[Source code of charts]
::::::

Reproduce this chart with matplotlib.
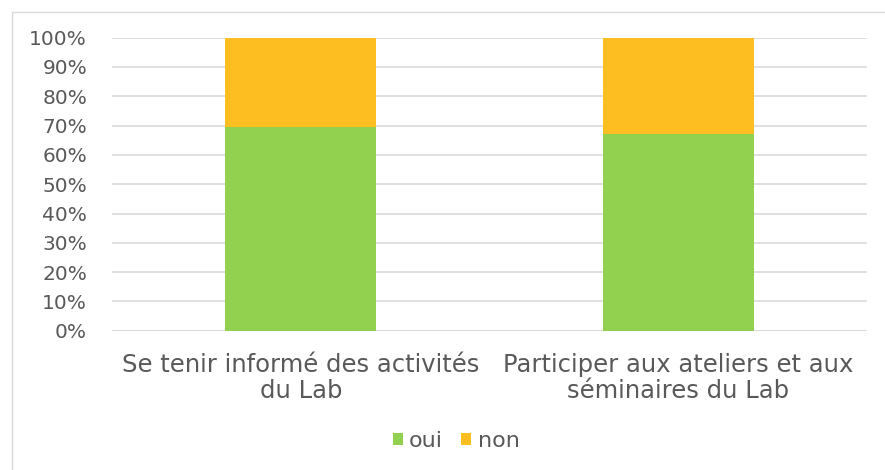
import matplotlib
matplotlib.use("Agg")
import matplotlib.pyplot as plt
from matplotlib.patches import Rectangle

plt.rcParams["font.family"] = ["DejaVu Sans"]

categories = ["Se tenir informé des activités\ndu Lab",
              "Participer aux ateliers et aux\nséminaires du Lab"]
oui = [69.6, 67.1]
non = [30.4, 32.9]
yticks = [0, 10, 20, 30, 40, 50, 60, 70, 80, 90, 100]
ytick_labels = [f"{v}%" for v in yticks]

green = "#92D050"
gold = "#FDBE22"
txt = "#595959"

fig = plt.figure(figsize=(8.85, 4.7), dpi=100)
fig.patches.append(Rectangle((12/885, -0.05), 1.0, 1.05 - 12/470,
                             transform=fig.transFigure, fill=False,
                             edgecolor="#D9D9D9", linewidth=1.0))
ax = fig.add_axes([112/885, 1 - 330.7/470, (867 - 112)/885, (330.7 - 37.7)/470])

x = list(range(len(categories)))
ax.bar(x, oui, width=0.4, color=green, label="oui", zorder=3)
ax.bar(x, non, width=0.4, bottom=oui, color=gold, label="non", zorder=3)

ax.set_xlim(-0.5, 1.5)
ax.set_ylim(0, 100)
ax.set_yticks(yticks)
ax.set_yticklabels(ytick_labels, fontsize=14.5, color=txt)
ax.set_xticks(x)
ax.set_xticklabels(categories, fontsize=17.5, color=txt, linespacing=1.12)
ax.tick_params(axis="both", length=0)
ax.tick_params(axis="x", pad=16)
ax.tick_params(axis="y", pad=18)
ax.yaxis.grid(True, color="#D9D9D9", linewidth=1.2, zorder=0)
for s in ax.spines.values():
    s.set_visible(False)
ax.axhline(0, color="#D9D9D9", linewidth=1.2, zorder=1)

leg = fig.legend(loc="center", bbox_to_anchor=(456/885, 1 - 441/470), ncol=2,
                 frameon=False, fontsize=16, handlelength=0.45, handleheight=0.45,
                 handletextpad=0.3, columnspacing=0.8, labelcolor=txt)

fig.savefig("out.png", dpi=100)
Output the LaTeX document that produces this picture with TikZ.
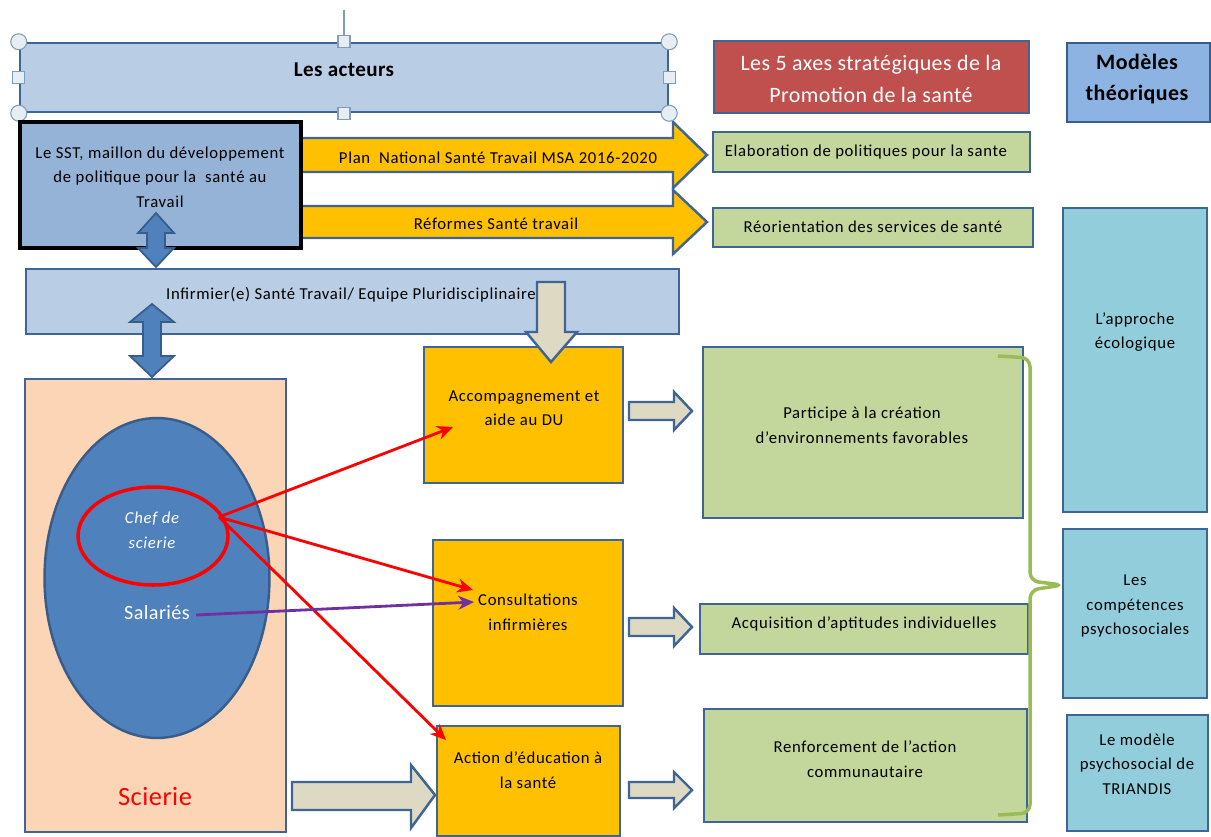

::::::

**What the task asks:** The records above need to be given again exactly. Omit the pictures.

**Problem solution:**
Reproduce this chart with matplotlib.
import matplotlib
matplotlib.use("Agg")
import matplotlib.pyplot as plt
from matplotlib.patches import Rectangle

plt.rcParams["font.family"] = ["DejaVu Sans"]

categories = ["Se tenir informé des activités\ndu Lab",
              "Participer aux ateliers et aux\nséminaires du Lab"]
oui = [69.6, 67.1]
non = [30.4, 32.9]
yticks = [0, 10, 20, 30, 40, 50, 60, 70, 80, 90, 100]
ytick_labels = [f"{v}%" for v in yticks]

green = "#92D050"
gold = "#FDBE22"
txt = "#595959"

fig = plt.figure(figsize=(8.85, 4.7), dpi=100)
fig.patches.append(Rectangle((12/885, -0.05), 1.0, 1.05 - 12/470,
                             transform=fig.transFigure, fill=False,
                             edgecolor="#D9D9D9", linewidth=1.0))
ax = fig.add_axes([112/885, 1 - 330.7/470, (867 - 112)/885, (330.7 - 37.7)/470])

x = list(range(len(categories)))
ax.bar(x, oui, width=0.4, color=green, label="oui", zorder=3)
ax.bar(x, non, width=0.4, bottom=oui, color=gold, label="non", zorder=3)

ax.set_xlim(-0.5, 1.5)
ax.set_ylim(0, 100)
ax.set_yticks(yticks)
ax.set_yticklabels(ytick_labels, fontsize=14.5, color=txt)
ax.set_xticks(x)
ax.set_xticklabels(categories, fontsize=17.5, color=txt, linespacing=1.12)
ax.tick_params(axis="both", length=0)
ax.tick_params(axis="x", pad=16)
ax.tick_params(axis="y", pad=18)
ax.yaxis.grid(True, color="#D9D9D9", linewidth=1.2, zorder=0)
for s in ax.spines.values():
    s.set_visible(False)
ax.axhline(0, color="#D9D9D9", linewidth=1.2, zorder=1)

leg = fig.legend(loc="center", bbox_to_anchor=(456/885, 1 - 441/470), ncol=2,
                 frameon=False, fontsize=16, handlelength=0.45, handleheight=0.45,
                 handletextpad=0.3, columnspacing=0.8, labelcolor=txt)

fig.savefig("out.png", dpi=100)
Output the LaTeX document that produces this picture with TikZ.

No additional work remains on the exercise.